El evento congregó a la realeza del metal —Metallica, Slayer, Guns N" Roses, Tool—, bandas que, como reconoció James Hetfield, no existirían sin Black Sabbath. Cada una interpretó breves sets, mezclando sus propios himnos con versiones del catálogo de Ozzy, en un ritual que validaba la influencia fundacional de la banda. La presencia del chileno Tom Araya, vocalista de Slayer, y de fans que viajaron desde Chile, como Joseline Leiva y Amanda Merino, subrayó el alcance global de un sonido nacido en la industrial Birmingham.

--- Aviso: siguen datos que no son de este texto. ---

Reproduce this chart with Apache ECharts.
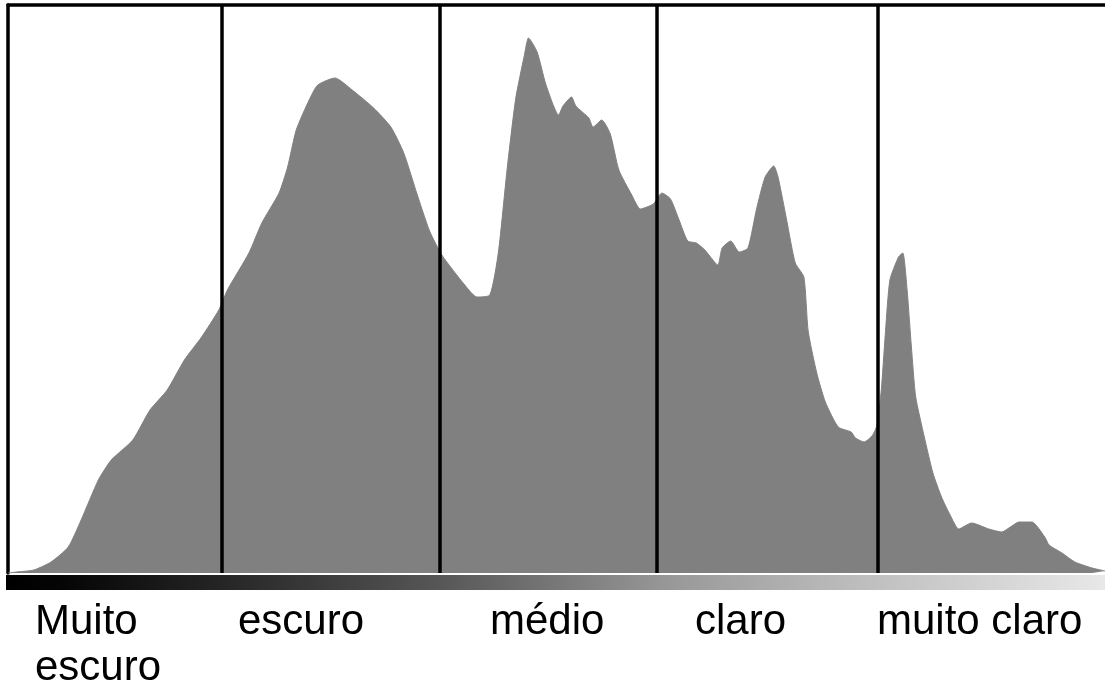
<!DOCTYPE html>
<html>
<head>
<meta charset="utf-8">
<style>
  html, body { margin: 0; padding: 0; background: #fff; }
  #chart { width: 1105px; height: 690px; }
</style>
<script src="https://cdn.jsdelivr.net/npm/echarts@6/dist/echarts.min.js"></script>
</head>
<body>
<div id="chart"></div>
<script>
// Tonal levels (0 = black, 255 = white)
var levels = [0, 2, 6, 10, 14, 17, 21, 24, 29, 33, 37, 41, 45, 49, 51, 56, 59, 63, 65, 67, 70, 72, 76, 80, 85, 89, 92, 95, 98, 101, 106, 109, 112, 114, 116, 118, 120, 121, 123, 125, 128, 129, 131, 132, 135, 136, 138, 140, 142, 145, 147, 150, 152, 154, 156, 158, 160, 162, 165, 166, 168, 170, 172, 174, 176, 178, 179, 181, 183, 185, 186, 188, 190, 193, 196, 197, 199, 201, 202, 203, 204, 205, 207, 208, 209, 210, 211, 213, 215, 217, 219, 221, 224, 228, 231, 233, 235, 238, 241, 242, 245, 248, 252, 255];
// Pixel counts per level (relative units)
var counts = [0, 1, 3, 11, 26, 53, 93, 113, 133, 163, 183, 213, 236, 263, 283, 320, 350, 380, 406, 443, 473, 488, 495, 483, 465, 446, 420, 380, 342, 317, 289, 276, 278, 321, 403, 474, 517, 535, 521, 489, 458, 467, 476, 467, 455, 446, 453, 439, 403, 378, 364, 369, 380, 374, 353, 332, 330, 323, 308, 325, 332, 321, 325, 364, 396, 407, 396, 353, 310, 296, 242, 200, 171, 146, 141, 135, 131, 138, 148, 183, 243, 293, 316, 320, 283, 226, 176, 136, 100, 76, 58, 44, 50, 44, 41, 46, 51, 51, 36, 28, 20, 11, 5, 2];
// Zone boundaries (tonal level)
var boundaries = [49.7, 100.4, 150.9, 202.2];
// Zone labels
var zoneLabels = ['Muito\nescuro', 'escuro', 'médio', 'claro', 'muito claro'];

var seriesData = levels.map(function (l, i) { return [l, counts[i]]; });

var labelX = [35, 238, 490, 695, 877];
var FONT = '42px "Liberation Sans", Arial, sans-serif';

var graphics = [
  {
    type: 'rect',
    shape: { x: 6, y: 575, width: 1099, height: 15 },
    style: {
      fill: new echarts.graphic.LinearGradient(0, 0, 1, 0, [
        { offset: 0, color: '#000000' },
        { offset: 0.05, color: '#050505' },
        { offset: 0.2, color: '#262626' },
        { offset: 0.4, color: '#585858' },
        { offset: 0.6, color: '#979797' },
        { offset: 0.75, color: '#b8b8b8' },
        { offset: 1, color: '#e8e8e8' }
      ])
    },
    silent: true
  }
];
zoneLabels.forEach(function (t, i) {
  graphics.push({
    type: 'text',
    style: {
      x: labelX[i], y: 599,
      text: t,
      font: FONT,
      fill: '#000',
      lineHeight: 46,
      textVerticalAlign: 'top',
      verticalAlign: 'top'
    },
    silent: true
  });
});

var chart = echarts.init(document.getElementById('chart'), null, { renderer: 'canvas' });
chart.setOption({
  animation: false,
  backgroundColor: '#ffffff',
  grid: { left: 8, right: 0, top: 5, bottom: 117, containLabel: false },
  xAxis: [
    {
      type: 'value', min: 0, max: 255,
      axisLine: { show: false }, axisTick: { show: false },
      axisLabel: { show: false }, splitLine: { show: false }
    },
    {
      type: 'value', min: 0, max: 255, position: 'top',
      axisLine: { show: true, lineStyle: { color: '#000', width: 3.5 } },
      axisTick: { show: false }, axisLabel: { show: false }, splitLine: { show: false }
    }
  ],
  yAxis: {
    type: 'value', min: 0, max: 568,
    axisLine: { show: true, lineStyle: { color: '#000', width: 3.5 } },
    axisTick: { show: false }, axisLabel: { show: false }, splitLine: { show: false }
  },
  series: [{
    type: 'line',
    data: seriesData,
    showSymbol: false,
    smooth: 0.2,
    lineStyle: { width: 1, color: '#808080' },
    itemStyle: { color: '#808080' },
    areaStyle: { color: '#808080', opacity: 1 },
    markLine: {
      silent: true,
      symbol: ['none', 'none'],
      label: { show: false },
      lineStyle: { color: '#000', width: 3.5, type: 'solid' },
      emphasis: { disabled: true },
      data: boundaries.map(function (b) { return { xAxis: b }; })
    },
    z: 2
  }],
  graphic: graphics
});
</script>
</body>
</html>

Sin embargo, el clímax fue agridulce. La esperada reunión de la formación original de Black Sabbath —con Tony Iommi, Geezer Butler y el retornado baterista Bill Ward— se limitó a un breve set de cuatro canciones. Según la crítica de medios como The Guardian y el New York Times, fue un recordatorio del swing único e irrepetible de sus inicios, pero también una constatación de las limitaciones físicas de su líder. Cerraron con “Paranoid”, la misma canción que, irónicamente, nació en 1970 como un relleno de tres minutos para completar un álbum. El tema que fue un accidente comercial se convirtió en su declaración final.
Si el concierto fue la despedida pública del artista, los eventos posteriores revelaron al hombre. Tras bambalinas, en un momento capturado por las cámaras, Sid Wilson, DJ de Slipknot, le propuso matrimonio a Kelly Osbourne. La broma de Ozzy —“¡Vete al diablo! No te vas a casar con mi hija”— mostró una faceta familiar que contrastaba con su imagen pública. Fue un instante de normalidad en medio de un evento monumental.
El fallecimiento de Osbourne el 22 de julio dio paso a una manifestación de duelo colectivo que culminó el 30 de julio con una procesión fúnebre por Birmingham. Miles de fans coreando “¡Ozzy! ¡Ozzy! ¡Ozzy!” mientras el féretro recorría los lugares de su infancia. Su viuda, Sharon, y sus hijos, Kelly y Jack, visiblemente afectados, agradecían el apoyo, humanizando una figura que vivió gran parte de su vida como una caricatura mediática.
Los testimonios posteriores, como el del guitarrista Zakk Wylde, uno de sus más leales colaboradores, aportaron una capa de intimidad. Wylde relató a Guitar World cómo durante la última interpretación de “Mama, I’m Coming Home” tuvo que ajustar su posición para apoyar vocalmente a un Ozzy con dificultades. Su último intercambio fue un mensaje de texto: “Zakky, lo siento, fue como un manicomio. No te vi”. La respuesta fue un simple “Te quiero, amigo”. Este contraste entre el “espectáculo más importante de la historia” y la sencillez de su comunicación final expone la disonancia entre la maquinaria del estrellato y las relaciones humanas que la sostienen.
No. La muerte de John Michael Osbourne ha cerrado un ciclo biológico, pero ha abierto un debate más amplio sobre su legado. La narrativa del genio atormentado y pionero del heavy metal es cierta, pero incompleta. Su final nos obliga a mirarlo de forma más compleja: como un artista cuya obra cumbre pudo ser un accidente afortunado, como un ícono cuya imagen fue tanto una creación propia como una construcción mediática, y como un hombre cuya fragilidad final no disminuyó su leyenda, sino que la hizo más humana.
El silencio que dejó su partida no es un vacío. Es un espacio para el análisis crítico, para entender cómo el arte, la industria, el mito y la mortalidad convergen en una sola historia. El capítulo de Ozzy Osbourne no ha terminado; simplemente ha cambiado de formato, pasando de los escenarios a los libros de historia cultural, donde su influencia seguirá siendo debatida, desmitificada y, finalmente, comprendida en toda su ruidosa y compleja dimensión.